To Boldly Go Where Others Have Gone Before: Music, Memory, and Nostalgia in Star Trek
Paul Allen SommerfeldAbstract
In adapting Star Trek to film, The Motion Picture (1979) and The Wrath of Khan (1982) represent two contrasting dimensions of nostalgia employed as acts of conjuration, aimed at recapturing—even if only for a moment, in our imagination—the fleeting experiences of Star Trek: The Original Series . Music offers a vital tool to navigate these nostalgic waters. This article centers the soundtracks of Star Trek ’s first two filmic adaptations to illustrate the franchise’s relationships with current events and the politics of memory, yearning, and loss that infuse them.
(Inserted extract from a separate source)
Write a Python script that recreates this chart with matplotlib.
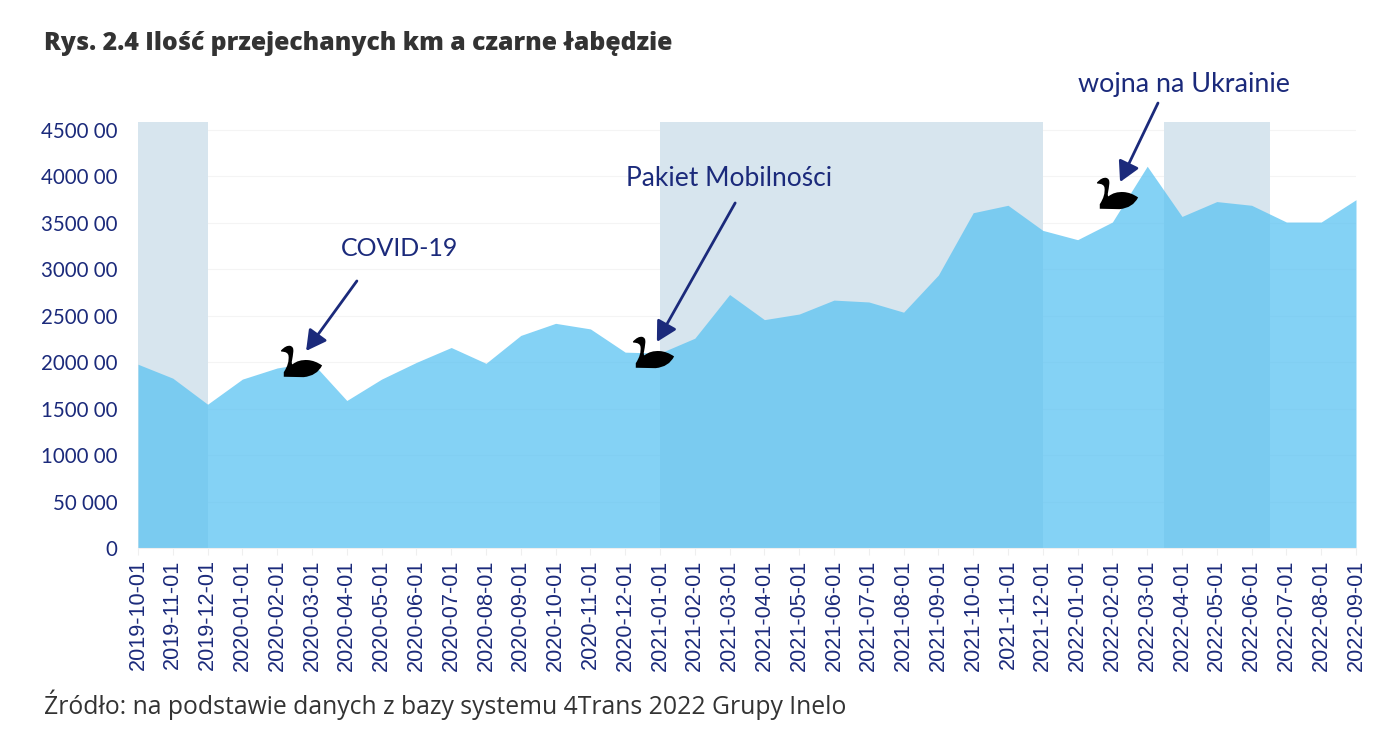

Both films evoke the memory of a cancelled television series, but the two differ markedly in their narratives, visual styles, reception, and most especially, their soundtracks. Khan returns to the musical texts and scoring practices that The Motion Picture largely discards in favor of a quasi-Wagnerian Liebestod . As audiences continue to watch and rewatch these and Trek ’s subsequent remakes, re-imaginings, and reboots over multiple generations, these soundtracks have branched into multiple currents of nostalgia. Exploring the nostalgic residue of each film’s scoring practices allows us more fully to understand the franchise’s roots as well as unpack the complex webs of nostalgia that engulf one of the most iconic media franchises of our time. In so doing, we move beyond criticisms of nostalgia’s regressive possibilities and instead demonstrate how music in media franchises, one of the dominant landscapes of the present, enriches our understanding of nostalgia itself.